Please set down all the lines beneath this one exactly, without the pictures.

#### Exercise inputs ####

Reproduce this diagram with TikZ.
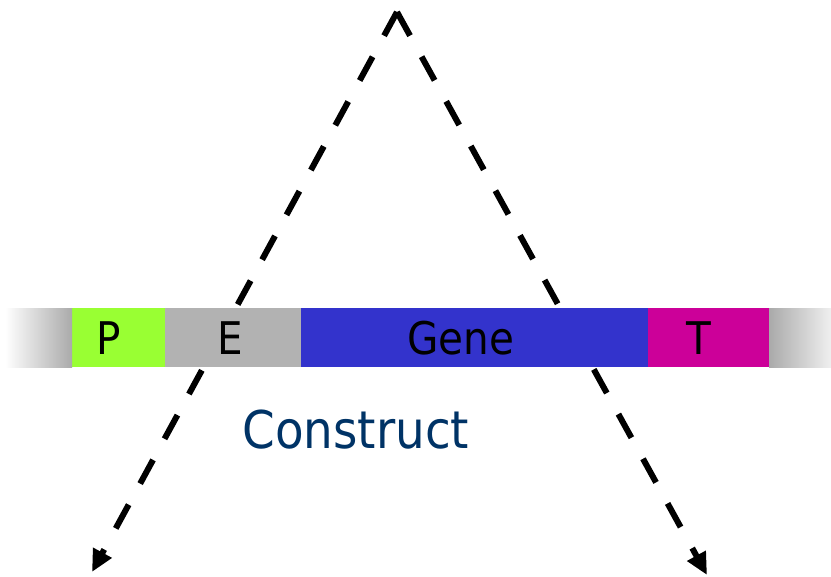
\documentclass[tikz,border=0pt]{standalone}
\usepackage{fontspec}
\setmainfont{DejaVu Sans Condensed}
\usetikzlibrary{positioning}
\usetikzlibrary{arrows.meta}
\definecolor{pgreen}{HTML}{99FF33}
\definecolor{egrey}{HTML}{B2B2B2}
\definecolor{gblue}{HTML}{3333CC}
\definecolor{tmagenta}{HTML}{CC0099}
\definecolor{fadegrey}{HTML}{AAAAAA}
\definecolor{cblue}{HTML}{003366}
\tikzset{
seg/.style={
  rectangle,
  inner sep=0pt,
  minimum height=59pt,
  font=\fontsize{45}{50}\selectfont,
  text=black
  },
fade/.style={
  rectangle,
  inner sep=0pt,
  minimum height=59pt
  },
dashline/.style={
  line width=6pt,
  dash pattern=on 27pt off 24pt,
  -{Triangle[length=22pt,width=20pt]}
  }
}

\begin{document}
\begin{tikzpicture}[x=1pt,y=-1pt]
    \useasboundingbox (0,0) rectangle (831,577);
    % dashed arms behind the construct
    \coordinate (top) at (397,12);
    \coordinate (lt) at (92,572);
    \coordinate (rt) at (707,575);
    \draw[dashline] (top) -- (lt);
    \draw[dashline] (top) -- (rt);
    % construct bar
    \node[seg,fill=pgreen,minimum width=93pt] (p) at (118.5,338) {P\kern20pt};
    \node[seg,fill=egrey,minimum width=137pt,right=-0.5pt of p] (e) {E\kern6pt};
    \node[seg,fill=gblue,minimum width=347pt,right=-1pt of e] (gene) {Gene\kern28pt};
    \node[seg,fill=tmagenta,minimum width=121pt,right=-0.5pt of gene] (t) {T\kern20pt};
    \node[fade,left color=white,right color=fadegrey,minimum width=67pt,left=-0.5pt of p] (lend) {};
    \node[fade,left color=fadegrey,right color=white!94!black,minimum width=62pt,right=-0.5pt of t] (rend) {};
    \node[text=cblue,font=\fontsize{52}{56}\selectfont] (construct) at (356,430) {Construct};
\end{tikzpicture}
\end{document}
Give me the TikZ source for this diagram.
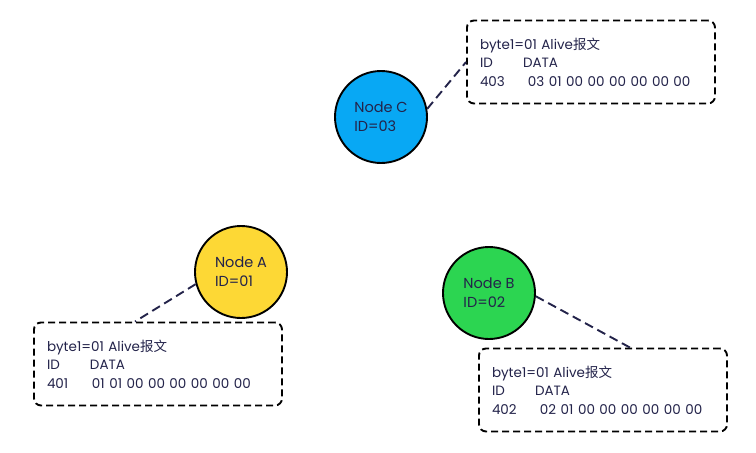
\documentclass[tikz,border=0pt]{standalone}
\usepackage{fontspec}
\setmainfont{Poppins}
\newfontfamily\cjk{Noto Sans CJK SC}
\definecolor{ink}{HTML}{23234A}
\definecolor{ecublue}{HTML}{08A8F4}
\definecolor{ecuyellow}{HTML}{FDD835}
\definecolor{ecugreen}{HTML}{2CD551}

\begin{document}
\begin{tikzpicture}[x=1pt,y=-1pt,
  ecu/.style={circle,draw=black,line width=1.9pt,minimum size=92pt,align=left,
    text=ink,font=\fontsize{14.5}{19}\selectfont},
  frame/.style={draw=black,line width=1.9pt,dash pattern=on 7pt off 4pt,rounded corners=7pt,
    minimum width=248pt,minimum height=83pt,text width=222pt,inner xsep=13pt,align=left,
    text=ink,font=\fontsize{13.5}{18.5}\selectfont},
  link/.style={draw=ink,line width=1.9pt,dash pattern=on 9pt off 5pt}]
  \useasboundingbox (0,0) rectangle (756,453);

  \node[ecu,fill=ecublue]   (ecuC) at (381,117) {Node C\\ID=03};
  \node[ecu,fill=ecuyellow] (ecuA) at (241,272) {Node A\\ID=01};
  \node[ecu,fill=ecugreen]  (ecuB) at (489,293) {Node B\\ID=02};

  \node[frame] (msgC) at (591,62) {byte1=01 Alive{\cjk 报文}\\
    \makebox[43pt][l]{ID}DATA\\ \makebox[48pt][l]{403}03 01 00 00 00 00 00 00};
  \node[frame] (msgA) at (158,364) {byte1=01 Alive{\cjk 报文}\\
    \makebox[43pt][l]{ID}DATA\\ \makebox[45pt][l]{401}01 01 00 00 00 00 00 00};
  \node[frame] (msgB) at (603,390) {byte1=01 Alive{\cjk 报文}\\
    \makebox[43pt][l]{ID}DATA\\ \makebox[48pt][l]{402}02 01 00 00 00 00 00 00};

  \draw[link] (ecuC.10)  -- (msgC.west);
  \draw[link] (ecuA.195) -- ([xshift=-23pt]msgA.north);
  \draw[link] (ecuB.-4)  -- ([xshift=27pt]msgB.north);
\end{tikzpicture}
\end{document}
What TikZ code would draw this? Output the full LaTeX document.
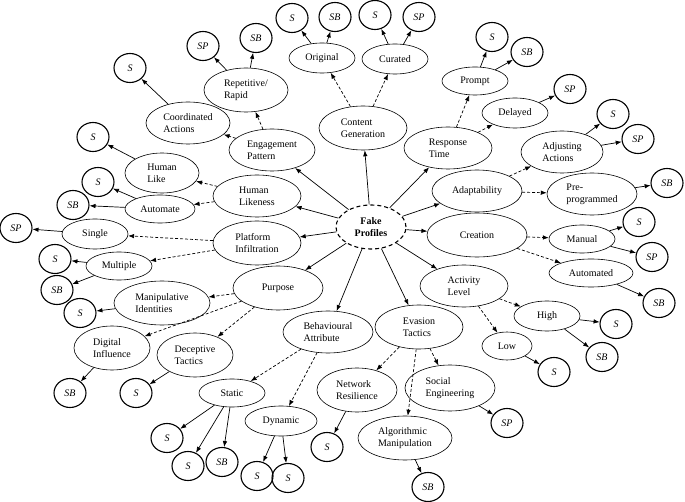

####

*In response*.
Reproduce this diagram with TikZ.
\documentclass[tikz,border=0pt]{standalone}
\usepackage{fontspec}
\setmainfont{DejaVu Sans Condensed}
\usetikzlibrary{positioning}
\usetikzlibrary{arrows.meta}
\definecolor{pgreen}{HTML}{99FF33}
\definecolor{egrey}{HTML}{B2B2B2}
\definecolor{gblue}{HTML}{3333CC}
\definecolor{tmagenta}{HTML}{CC0099}
\definecolor{fadegrey}{HTML}{AAAAAA}
\definecolor{cblue}{HTML}{003366}
\tikzset{
seg/.style={
  rectangle,
  inner sep=0pt,
  minimum height=59pt,
  font=\fontsize{45}{50}\selectfont,
  text=black
  },
fade/.style={
  rectangle,
  inner sep=0pt,
  minimum height=59pt
  },
dashline/.style={
  line width=6pt,
  dash pattern=on 27pt off 24pt,
  -{Triangle[length=22pt,width=20pt]}
  }
}

\begin{document}
\begin{tikzpicture}[x=1pt,y=-1pt]
    \useasboundingbox (0,0) rectangle (831,577);
    % dashed arms behind the construct
    \coordinate (top) at (397,12);
    \coordinate (lt) at (92,572);
    \coordinate (rt) at (707,575);
    \draw[dashline] (top) -- (lt);
    \draw[dashline] (top) -- (rt);
    % construct bar
    \node[seg,fill=pgreen,minimum width=93pt] (p) at (118.5,338) {P\kern20pt};
    \node[seg,fill=egrey,minimum width=137pt,right=-0.5pt of p] (e) {E\kern6pt};
    \node[seg,fill=gblue,minimum width=347pt,right=-1pt of e] (gene) {Gene\kern28pt};
    \node[seg,fill=tmagenta,minimum width=121pt,right=-0.5pt of gene] (t) {T\kern20pt};
    \node[fade,left color=white,right color=fadegrey,minimum width=67pt,left=-0.5pt of p] (lend) {};
    \node[fade,left color=fadegrey,right color=white!94!black,minimum width=62pt,right=-0.5pt of t] (rend) {};
    \node[text=cblue,font=\fontsize{52}{56}\selectfont] (construct) at (356,430) {Construct};
\end{tikzpicture}
\end{document}
Give me the TikZ source for this diagram.
\documentclass[tikz,border=0pt]{standalone}
\usepackage{fontspec}
\setmainfont{Poppins}
\newfontfamily\cjk{Noto Sans CJK SC}
\definecolor{ink}{HTML}{23234A}
\definecolor{ecublue}{HTML}{08A8F4}
\definecolor{ecuyellow}{HTML}{FDD835}
\definecolor{ecugreen}{HTML}{2CD551}

\begin{document}
\begin{tikzpicture}[x=1pt,y=-1pt,
  ecu/.style={circle,draw=black,line width=1.9pt,minimum size=92pt,align=left,
    text=ink,font=\fontsize{14.5}{19}\selectfont},
  frame/.style={draw=black,line width=1.9pt,dash pattern=on 7pt off 4pt,rounded corners=7pt,
    minimum width=248pt,minimum height=83pt,text width=222pt,inner xsep=13pt,align=left,
    text=ink,font=\fontsize{13.5}{18.5}\selectfont},
  link/.style={draw=ink,line width=1.9pt,dash pattern=on 9pt off 5pt}]
  \useasboundingbox (0,0) rectangle (756,453);

  \node[ecu,fill=ecublue]   (ecuC) at (381,117) {Node C\\ID=03};
  \node[ecu,fill=ecuyellow] (ecuA) at (241,272) {Node A\\ID=01};
  \node[ecu,fill=ecugreen]  (ecuB) at (489,293) {Node B\\ID=02};

  \node[frame] (msgC) at (591,62) {byte1=01 Alive{\cjk 报文}\\
    \makebox[43pt][l]{ID}DATA\\ \makebox[48pt][l]{403}03 01 00 00 00 00 00 00};
  \node[frame] (msgA) at (158,364) {byte1=01 Alive{\cjk 报文}\\
    \makebox[43pt][l]{ID}DATA\\ \makebox[45pt][l]{401}01 01 00 00 00 00 00 00};
  \node[frame] (msgB) at (603,390) {byte1=01 Alive{\cjk 报文}\\
    \makebox[43pt][l]{ID}DATA\\ \makebox[48pt][l]{402}02 01 00 00 00 00 00 00};

  \draw[link] (ecuC.10)  -- (msgC.west);
  \draw[link] (ecuA.195) -- ([xshift=-23pt]msgA.north);
  \draw[link] (ecuB.-4)  -- ([xshift=27pt]msgB.north);
\end{tikzpicture}
\end{document}
What TikZ code would draw this? Output the full LaTeX document.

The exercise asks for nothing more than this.